When we use \(Y_i^\ast\) and \(X_{ik}^\ast\) as simple functions of \(\frac{Y-\bar{Y}}{s_Y}\) and \(\frac{X_{ik}-\bar{X_k}}{s_{X_k}}\), respectively, \(Y_i^\ast = \frac{1}{\sqrt{n-1}} \frac{Y_i-\bar{Y}}{s_Y} = \frac{Y_i-\bar{Y}}{\sqrt{\sum_i (Y_i -\bar{Y})^2}}\) where \(s_Y^2 = \frac{\sum_i (Y_i -\bar{Y})^2}{n-1}\) \(Y_{ik}^\ast = \frac{1}{\sqrt{n-1}} \frac{X_{ik}-\bar{X_k}}{s_{X_k}} = \frac{X_{ik}-\bar{X_k}}{\sqrt{\sum_i (X_{ik} -\bar{X_k})^2}}\) where \({s_{X_k}}^2 = \frac{\sum_i (X_{ik} -\bar{X_k})^2}{n-1}\)
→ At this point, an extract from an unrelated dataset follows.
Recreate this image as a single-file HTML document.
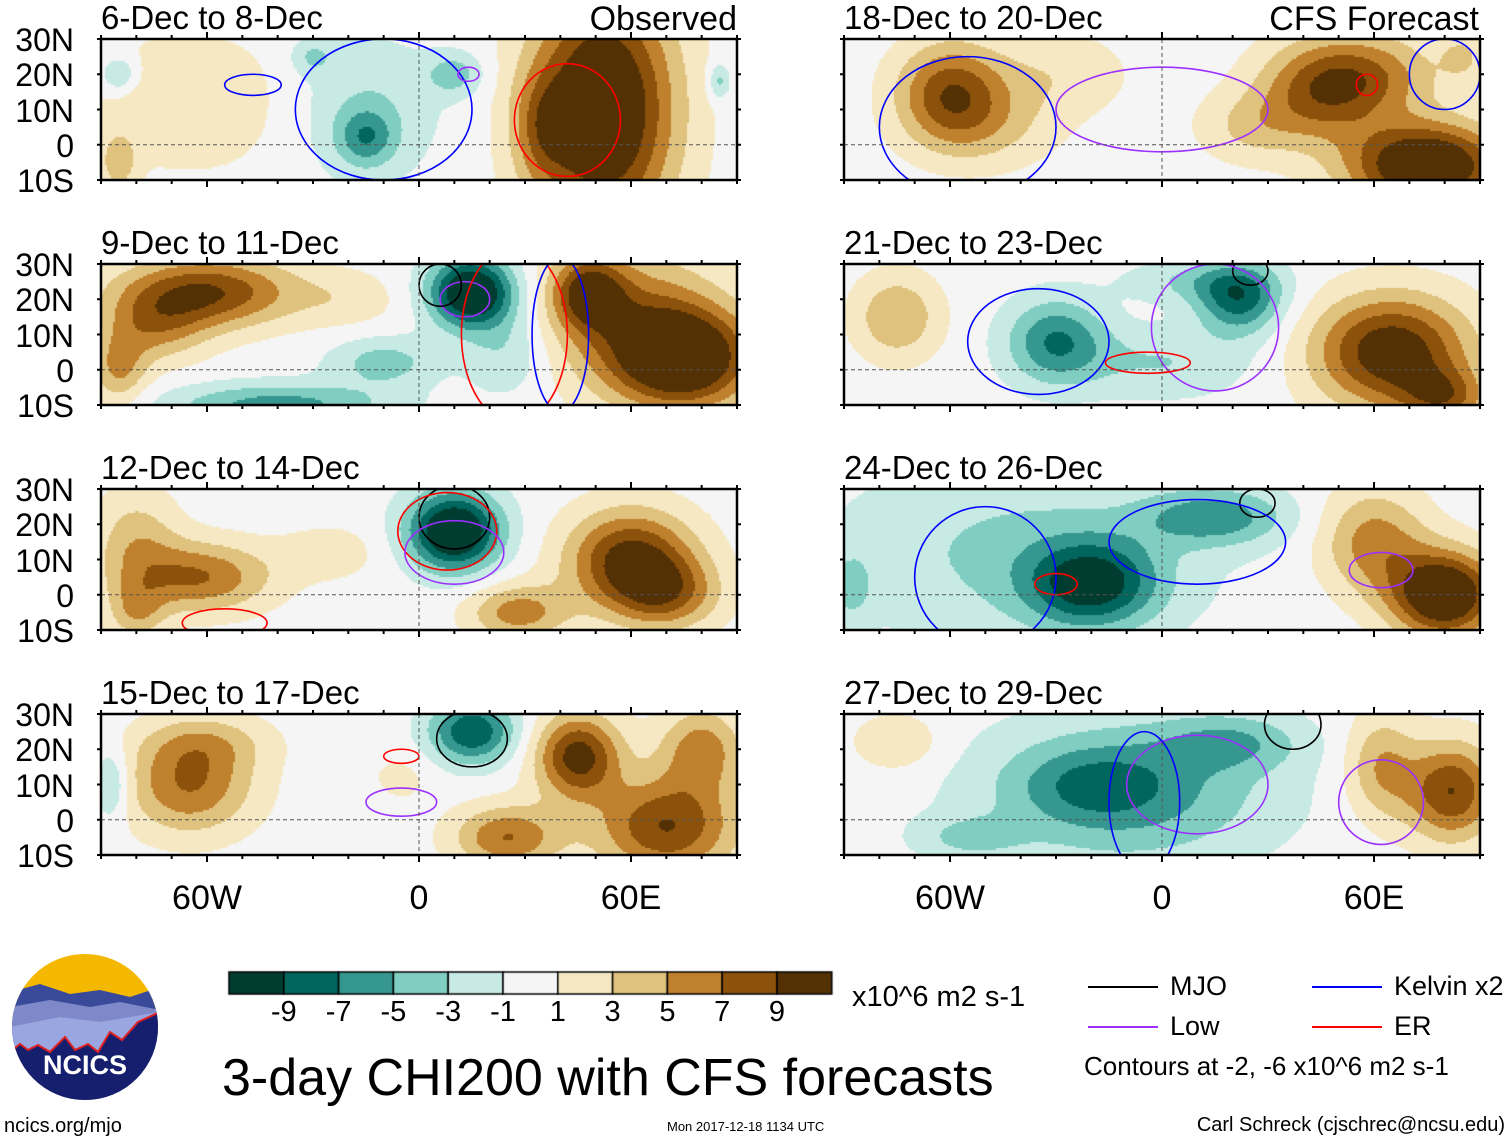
<!DOCTYPE html>
<html><head><meta charset="utf-8"><style>
body{margin:0;background:#fff;width:1510px;height:1142px;overflow:hidden;position:relative;font-family:"Liberation Sans",Arial,sans-serif;color:#000}
.t{position:absolute;white-space:nowrap;line-height:1}
canvas{position:absolute}
svg{position:absolute;left:0;top:0}
</style></head><body>
<canvas id="cv" width="1510" height="1142" style="left:0;top:0"></canvas>
<svg id="ov" width="1510" height="1142"></svg>
<div id="txt"></div>
<script>
// ---- data ----
const panelTitles=["6-Dec to 8-Dec","9-Dec to 11-Dec","12-Dec to 14-Dec","15-Dec to 17-Dec","18-Dec to 20-Dec","21-Dec to 23-Dec","24-Dec to 26-Dec","27-Dec to 29-Dec"];
const latTicks=["30N","20N","10N","0","10S"];
const latValues=[30,20,10,0,-10];
const lonTicks=["60W","0","60E"];
const lonValues=[-60,0,60];
const cbLevels=[-9,-7,-5,-3,-1,1,3,5,7,9];
const cbColors=["#003c30","#01665e","#35978f","#80cdc1","#c7eae5","#f5f5f5","#f6e8c3","#dfc27d","#bf812d","#8c510a","#543005"];
// anomaly centres per panel: [lon, lat, amplitude, rxDeg, ryDeg]
const blobs0=[[-65,12,2.5,30,20],[-15,10,-3,20,20],[-15,2,-5,8,8],[52,10,13,20,35],[35,5,4,8,15],[10,20,-4,8,6],[-30,25,-3,6,5],[-85,20,-4,5,5],[85,18,-4,3,5],[-85,-5,4,5,8]];
const blobs1=[[-60,22,9,25,10],[-75,12,5,15,10],[-85,0,5,8,10],[15,22,-13,12,10],[-40,-10,-6,30,6],[-10,2,-4,15,7],[75,3,12,20,14],[48,22,8,10,10],[60,15,6,25,20],[25,5,-3,12,12],[-20,20,2,15,8]];
const blobs2=[[10,18,-13,13,11],[-62,5,7,20,10],[-80,15,4,12,15],[60,10,10,18,14],[28,-5,6,14,8],[-25,12,2,15,8],[-80,-5,4,8,8],[70,0,6,15,10]];
const blobs3=[[15,25,-9,12,9],[-65,10,7,18,14],[45,18,10,12,12],[70,-2,9,20,14],[25,-5,7,15,9],[-87,10,-4,5,10],[80,20,6,12,12],[-60,22,3,18,8],[-5,12,1.5,10,8]];
const blobs4=[[-60,15,8,15,14],[-50,5,3,20,12],[75,-6,13,22,12],[45,15,7,18,14],[-30,20,2.5,20,12],[85,25,3,6,6],[25,5,3,15,10],[60,20,5,20,12]];
const blobs5=[[22,20,-8,12,10],[-30,8,-7,14,12],[65,5,11,22,16],[-75,15,5,12,12],[0,2,-3,25,10],[80,-8,6,12,8],[10,25,-3,20,6]];
const blobs6=[[-40,12,-3.5,50,25],[-20,3,-9,18,12],[15,22,-6,20,8],[80,0,13,15,12],[60,15,6,15,15],[-88,2,-3,6,10]];
const blobs7=[[-10,8,-6,40,20],[-20,10,-3,20,10],[20,22,-4,20,8],[82,8,9,13,14],[62,15,5,10,15],[-75,22,3,12,8],[-55,-5,-3,15,6]];
const panelBlobs=[blobs0,blobs1,blobs2,blobs3,blobs4,blobs5,blobs6,blobs7];
// contour overlays per panel: [colorKey, lon, lat, rxDeg, ryDeg]  (m=MJO, b=Kelvin, l=Low, e=ER)
const contours0=[["b",-47,17,8,3],["b",-10,10,25,20],["e",42,7,15,16],["l",14,20,3,2]];
const contours1=[["l",13,20,7,5],["m",6,24,6,6],["e",27,10,15,25],["b",40,10,8,22]];
const contours2=[["m",10,22,10,9],["e",8,18,14,11],["l",10,12,14,9],["e",-55,-8,12,4]];
const contours3=[["m",15,23,10,8],["e",-5,18,5,2],["l",-5,5,10,4]];
const contours4=[["b",-55,5,25,20],["l",0,10,30,12],["b",80,20,10,10],["e",58,17,3,3]];
const contours5=[["m",25,28,5,4],["l",15,12,18,18],["e",-4,2,12,3],["b",-35,8,20,15]];
const contours6=[["m",27,26,5,4],["b",-50,5,20,20],["e",-30,3,6,3],["l",62,7,9,5],["b",10,15,25,12]];
const contours7=[["m",37,27,8,7],["l",10,10,20,14],["b",-5,5,10,20],["l",62,5,12,12]];
const panelContours=[contours0,contours1,contours2,contours3,contours4,contours5,contours6,contours7];

// ---- layout ----
const colX=[101,844], rowY=[39,264,489,714], PW=636, PH=141;
const lonScale=d=>(d+90)/180*PW;
const latScale=d=>(30-d)/40*PH;
function colorFor(v){let i=0;while(i<cbLevels.length&&v>cbLevels[i])i++;return cbColors[i];}
const cv=document.getElementById('cv'),ctx=cv.getContext('2d');
const ov=document.getElementById('ov'),txt=document.getElementById('txt');
const NS='http://www.w3.org/2000/svg';
const lineCols={m:"#000",l:"#9b30ff",e:"#ff0000",b:"#0000ff"};
function addText(s,x,y,size,name,align){const d=document.createElement('div');d.className='t';d.textContent=s;d.style.fontSize=size+'px';d.style.top=y+'px';
 if(align==='r'){d.style.right=(1510-x)+'px';}else if(align==='c'){d.style.left=x+'px';d.style.transform='translateX(-50%)';}else d.style.left=x+'px';
 
 
 txt.appendChild(d);}
panelTitles.forEach((title,p)=>{
 const c=p<4?0:1,r=p%4,x0=colX[c],y0=rowY[r];
 const bl=panelBlobs[p],step=2;
 for(let px=0;px<PW;px+=step)for(let py=0;py<PH;py+=step){
  const lon=(px+1)/PW*180-90,lat=30-(py+1)/PH*40;let v=0;
  bl.forEach(b=>{const dx=(lon-b[0])/b[3],dy=(lat-b[1])/b[4];v+=b[2]*Math.exp(-(dx*dx+dy*dy));});
  ctx.fillStyle=colorFor(v);ctx.fillRect(x0+px,y0+py,step,step);}
 const g=document.createElementNS(NS,'g');
 
 
 ov.appendChild(g);
 const cp=document.createElementNS(NS,'clipPath');cp.id='cp'+p;const cr=document.createElementNS(NS,'rect');
 cr.setAttribute('x',x0);cr.setAttribute('y',y0);cr.setAttribute('width',PW);cr.setAttribute('height',PH);cp.appendChild(cr);g.appendChild(cp);
 panelContours[p].forEach(k=>{const e=document.createElementNS(NS,'ellipse');
  e.setAttribute('cx',x0+lonScale(k[1]));e.setAttribute('cy',y0+latScale(k[2]));
  e.setAttribute('rx',k[3]/180*PW);e.setAttribute('ry',k[4]/40*PH);
  e.setAttribute('fill','none');e.setAttribute('stroke',lineCols[k[0]]);e.setAttribute('stroke-width','1.6');
  e.setAttribute('clip-path','url(#cp'+p+')');
  
  
  g.appendChild(e);});
 const eq=document.createElementNS(NS,'line');eq.setAttribute('x1',x0);eq.setAttribute('x2',x0+PW);eq.setAttribute('y1',y0+latScale(0));eq.setAttribute('y2',y0+latScale(0));
 eq.setAttribute('stroke','#555');eq.setAttribute('stroke-dasharray','4 3');
 
 
 g.appendChild(eq);
 const pm=document.createElementNS(NS,'line');pm.setAttribute('x1',x0+lonScale(0));pm.setAttribute('x2',x0+lonScale(0));pm.setAttribute('y1',y0);pm.setAttribute('y2',y0+PH);
 pm.setAttribute('stroke','#555');pm.setAttribute('stroke-dasharray','4 3');
 
 
 g.appendChild(pm);
 const fr=document.createElementNS(NS,'rect');fr.setAttribute('x',x0);fr.setAttribute('y',y0);fr.setAttribute('width',PW);fr.setAttribute('height',PH);
 fr.setAttribute('fill','none');fr.setAttribute('stroke','#000');fr.setAttribute('stroke-width','2.5');
 
 
 g.appendChild(fr);
 let d='';
 for(let lo=-90;lo<=90;lo+=10){const x=x0+lonScale(lo),L=(lo%60===0)?7:4;d+=`M${x},${y0}v${-L}M${x},${y0+PH}v${L}`;}
 for(let la=-10;la<=30;la+=10){const y=y0+latScale(la);d+=`M${x0},${y}h-4M${x0+PW},${y}h4`;}
 const tk=document.createElementNS(NS,'path');tk.setAttribute('d',d);tk.setAttribute('stroke','#000');tk.setAttribute('stroke-width','2');
 
 
 g.appendChild(tk);
 addText(title,x0,y0-38,33,'panel-title','l');
 if(c===0)latTicks.forEach((s,i)=>addText(s,74,y0+latScale(latValues[i])-15,32,'lat-label','r'));
 if(r===3)lonTicks.forEach((s,i)=>addText(s,x0+lonScale(lonValues[i]),y0+PH+26,34,'lon-label','c'));
});
addText("Observed",737,2,34,'observed-label','r');
addText("CFS Forecast",1479,2,34,'forecast-label','r');
// colorbar
cbColors.forEach((col,i)=>{const x=229+i*54.8;ctx.fillStyle=col;ctx.fillRect(x,972,54.8,22);ctx.strokeStyle='#000';ctx.lineWidth=1.5;ctx.strokeRect(x,972,54.8,22);});
cbLevels.forEach((v,i)=>addText(String(v),229+(i+1)*54.8,998,29,'colorbar-label','c'));
addText("x10^6 m2 s-1",852,983,29,'colorbar-units','l');
addText("3-day CHI200 with CFS forecasts",222,1052,52,'chart-title','l');
addText("ncics.org/mjo",4,1116,20,'ncics-url','l');
addText("Mon 2017-12-18 1134 UTC",667,1120,13,'timestamp','l');
addText("Carl Schreck (cjschrec@ncsu.edu)",1505,1115,20,'author-credit','r');
// legend
const leg=[["MJO","#000",1088,976],["Kelvin x2","#0000ff",1312,976],["Low","#9b30ff",1088,1016],["ER","#ff0000",1312,1016]];
leg.forEach(l=>{const ln=document.createElementNS(NS,'line');ln.setAttribute('x1',l[2]);ln.setAttribute('x2',l[2]+70);ln.setAttribute('y1',l[3]+11);ln.setAttribute('y2',l[3]+11);
 ln.setAttribute('stroke',l[1]);ln.setAttribute('stroke-width','2');
 
 
 ov.appendChild(ln);addText(l[0],l[2]+82,l[3]-3,27,'legend-entry','l');});
addText("Contours at -2, -6 x10^6 m2 s-1",1084,1053,26,'contour-note','l');
</script>
<svg width="150" height="150" style="left:10px;top:952px" viewBox="0 0 150 150">
<defs><clipPath id="lc"><circle cx="75" cy="75" r="73"/></clipPath></defs>
<g clip-path="url(#lc)">
<rect width="150" height="150" fill="#f5b800"/>
<path d="M0,40 L30,32 60,42 90,38 120,45 150,35 V150 H0Z" fill="#3a4a9a"/>
<path d="M0,55 L40,48 80,55 110,50 150,58 V150 H0Z" fill="#7f89c9"/>
<path d="M0,75 L50,65 90,70 150,60 V150 H0Z" fill="#9aa6e0"/>
<path d="M0,100 L10,92 18,98 28,93 40,100 55,85 65,98 78,92 88,100 100,80 112,88 128,70 150,60 V150 H0Z" fill="#151f6e" stroke="#e02020" stroke-width="2"/>
</g>
<text x="75" y="122" font-size="27" font-weight="bold" fill="#fff" text-anchor="middle" font-family="Liberation Sans">NCICS</text>
</svg>
</body></html>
**standardized regression model** \(Y_i^\ast = \beta_1^\ast X_{i1}^\ast + \cdots + \beta_{p-1}^\ast X_{i,p-1}^\ast + \epsilon_i^\ast\)

__Note__

- \[\beta_0^\ast = 0\]
- \[\beta_0 = \bar{Y} - \beta_1 \bar{X_1} - \cdots - \beta_{p-1} \bar{X_{p-1}}\]
- \[\beta_k = \frac{s_Y}{s_{X_k}} \beta_k^\ast, k=1,2,\cdots, p-1\]

**Property of correlation matrix of \(X\) variables** Let \(corr(X_i,X_j) = r_{ij}\).
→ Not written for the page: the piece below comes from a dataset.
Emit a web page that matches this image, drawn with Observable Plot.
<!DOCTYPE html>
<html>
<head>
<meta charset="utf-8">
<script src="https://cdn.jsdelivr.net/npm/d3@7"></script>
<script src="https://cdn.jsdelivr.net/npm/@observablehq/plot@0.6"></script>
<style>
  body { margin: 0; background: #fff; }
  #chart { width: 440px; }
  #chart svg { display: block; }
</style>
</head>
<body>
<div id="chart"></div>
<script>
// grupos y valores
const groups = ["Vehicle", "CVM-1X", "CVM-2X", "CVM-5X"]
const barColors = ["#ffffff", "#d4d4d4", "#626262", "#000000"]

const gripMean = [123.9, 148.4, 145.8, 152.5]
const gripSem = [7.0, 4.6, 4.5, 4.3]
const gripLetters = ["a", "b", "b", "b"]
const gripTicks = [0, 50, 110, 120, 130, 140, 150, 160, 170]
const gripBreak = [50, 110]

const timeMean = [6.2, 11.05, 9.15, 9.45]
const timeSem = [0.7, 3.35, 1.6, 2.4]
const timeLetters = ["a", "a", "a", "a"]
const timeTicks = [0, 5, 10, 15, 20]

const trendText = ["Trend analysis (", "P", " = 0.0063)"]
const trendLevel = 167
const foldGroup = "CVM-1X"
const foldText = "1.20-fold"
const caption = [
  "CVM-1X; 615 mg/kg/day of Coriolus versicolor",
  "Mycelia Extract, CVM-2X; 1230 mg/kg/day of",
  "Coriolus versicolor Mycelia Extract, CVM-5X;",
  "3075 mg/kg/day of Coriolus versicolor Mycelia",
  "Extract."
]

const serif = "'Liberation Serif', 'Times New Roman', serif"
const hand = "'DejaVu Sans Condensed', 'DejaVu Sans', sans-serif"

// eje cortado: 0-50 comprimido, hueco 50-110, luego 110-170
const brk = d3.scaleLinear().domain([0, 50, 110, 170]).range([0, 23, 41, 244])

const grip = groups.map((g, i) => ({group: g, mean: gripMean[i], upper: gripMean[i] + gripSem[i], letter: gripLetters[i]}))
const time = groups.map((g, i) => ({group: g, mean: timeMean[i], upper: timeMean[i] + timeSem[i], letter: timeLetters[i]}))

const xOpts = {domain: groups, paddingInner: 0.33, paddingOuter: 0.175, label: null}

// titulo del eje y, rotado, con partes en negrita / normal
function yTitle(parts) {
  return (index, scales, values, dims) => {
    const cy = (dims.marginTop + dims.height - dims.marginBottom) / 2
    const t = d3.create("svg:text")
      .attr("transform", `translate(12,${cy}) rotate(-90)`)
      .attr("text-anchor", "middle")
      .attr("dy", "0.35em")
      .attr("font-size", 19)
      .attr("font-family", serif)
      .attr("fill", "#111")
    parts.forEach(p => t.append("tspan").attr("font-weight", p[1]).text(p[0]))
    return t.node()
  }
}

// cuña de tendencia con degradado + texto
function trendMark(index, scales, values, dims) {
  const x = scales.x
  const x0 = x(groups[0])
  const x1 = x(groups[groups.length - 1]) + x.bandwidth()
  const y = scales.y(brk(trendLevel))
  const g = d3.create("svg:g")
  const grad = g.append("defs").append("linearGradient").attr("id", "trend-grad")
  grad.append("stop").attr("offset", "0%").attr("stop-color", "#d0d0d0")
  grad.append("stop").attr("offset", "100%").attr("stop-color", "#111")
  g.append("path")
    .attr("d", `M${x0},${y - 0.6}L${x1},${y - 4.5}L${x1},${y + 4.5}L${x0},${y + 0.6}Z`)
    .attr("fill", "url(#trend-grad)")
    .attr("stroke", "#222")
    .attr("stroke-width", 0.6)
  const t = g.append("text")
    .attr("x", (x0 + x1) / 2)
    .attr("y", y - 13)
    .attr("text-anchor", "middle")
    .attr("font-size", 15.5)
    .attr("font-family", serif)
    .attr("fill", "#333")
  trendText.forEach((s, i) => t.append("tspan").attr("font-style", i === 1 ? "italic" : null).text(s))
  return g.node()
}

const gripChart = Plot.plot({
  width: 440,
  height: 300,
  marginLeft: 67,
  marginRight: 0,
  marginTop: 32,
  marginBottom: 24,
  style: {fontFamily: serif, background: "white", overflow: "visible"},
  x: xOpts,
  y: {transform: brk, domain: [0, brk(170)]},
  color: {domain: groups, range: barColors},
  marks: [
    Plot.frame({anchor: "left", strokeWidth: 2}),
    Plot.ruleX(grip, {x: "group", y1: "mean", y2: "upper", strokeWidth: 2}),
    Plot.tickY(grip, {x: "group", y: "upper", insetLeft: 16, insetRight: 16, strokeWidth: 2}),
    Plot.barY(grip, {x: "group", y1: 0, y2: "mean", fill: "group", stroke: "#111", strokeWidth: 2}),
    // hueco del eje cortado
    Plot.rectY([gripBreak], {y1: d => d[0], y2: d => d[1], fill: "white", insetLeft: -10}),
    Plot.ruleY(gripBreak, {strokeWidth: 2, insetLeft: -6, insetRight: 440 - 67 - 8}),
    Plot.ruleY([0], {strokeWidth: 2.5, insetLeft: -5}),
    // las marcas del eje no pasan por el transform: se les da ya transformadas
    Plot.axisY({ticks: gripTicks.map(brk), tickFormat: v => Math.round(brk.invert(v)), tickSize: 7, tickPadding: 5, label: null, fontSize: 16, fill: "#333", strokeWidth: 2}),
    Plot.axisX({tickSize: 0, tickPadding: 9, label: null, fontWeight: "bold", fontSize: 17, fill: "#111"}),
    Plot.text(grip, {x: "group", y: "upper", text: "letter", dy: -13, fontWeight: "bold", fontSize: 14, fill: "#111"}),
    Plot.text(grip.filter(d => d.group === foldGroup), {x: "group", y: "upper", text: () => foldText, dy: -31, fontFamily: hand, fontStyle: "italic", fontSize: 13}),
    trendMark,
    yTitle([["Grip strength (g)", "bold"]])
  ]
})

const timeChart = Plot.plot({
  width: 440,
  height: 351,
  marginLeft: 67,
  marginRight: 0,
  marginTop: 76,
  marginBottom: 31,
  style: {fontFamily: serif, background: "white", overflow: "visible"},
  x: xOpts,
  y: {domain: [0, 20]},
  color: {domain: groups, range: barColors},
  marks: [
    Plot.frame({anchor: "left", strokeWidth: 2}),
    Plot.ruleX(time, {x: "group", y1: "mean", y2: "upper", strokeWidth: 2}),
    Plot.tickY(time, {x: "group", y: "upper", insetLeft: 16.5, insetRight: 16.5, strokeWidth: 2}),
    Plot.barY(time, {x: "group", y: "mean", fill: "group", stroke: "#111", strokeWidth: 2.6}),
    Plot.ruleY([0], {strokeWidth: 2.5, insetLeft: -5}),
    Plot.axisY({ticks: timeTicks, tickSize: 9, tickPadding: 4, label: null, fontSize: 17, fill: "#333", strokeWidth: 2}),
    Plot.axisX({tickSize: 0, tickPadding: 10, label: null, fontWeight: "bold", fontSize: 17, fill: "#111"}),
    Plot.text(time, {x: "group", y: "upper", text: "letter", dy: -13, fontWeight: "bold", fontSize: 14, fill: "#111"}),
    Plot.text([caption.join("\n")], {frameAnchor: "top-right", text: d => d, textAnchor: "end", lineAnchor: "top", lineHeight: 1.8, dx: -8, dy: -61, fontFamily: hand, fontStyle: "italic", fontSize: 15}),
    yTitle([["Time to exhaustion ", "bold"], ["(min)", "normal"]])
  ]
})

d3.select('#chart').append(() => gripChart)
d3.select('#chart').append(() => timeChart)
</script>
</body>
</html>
\((X^\ast)^t X^\ast = r_{XX}\) \(r_{XX}b^\ast = r_{YX}\) \(\Rightarrow b^\ast = \frac{r_{YX}}{r_{XX}}\)

### multicollinearity issue

Why do we need to avoid multicollinearity among variables?

When we solve normal equation \(X^tX b = X^tY\), the \(det(X^tX) \approx 0\) condition makes the system highly singular. This leads to high round-off error while computation, resulting in severe error in \(b\).

How to know if the predictor variables are correlated among themselves?

- uncorrelated \(X_1\) and \(X_2\) \(r_{12}^2=0\) \(SSR(X_1|X_2) = SSR(X_1)\) or \(SSR(X_2|X_1) = SSR(X_2)\)
- perfectly correlated \(X_1\) and \(X_2\) \(r_{12}^2=1\) \((X^tX)^{-1}\) Does not exist. \(\Rightarrow\) infinitely many regression lines
- general effects of multicollinearity (\(0 < r_{12}^2 < 1\)) \(r_{12}^2 \approx 1 \Rightarrow\) increase of explanation ability is not significant.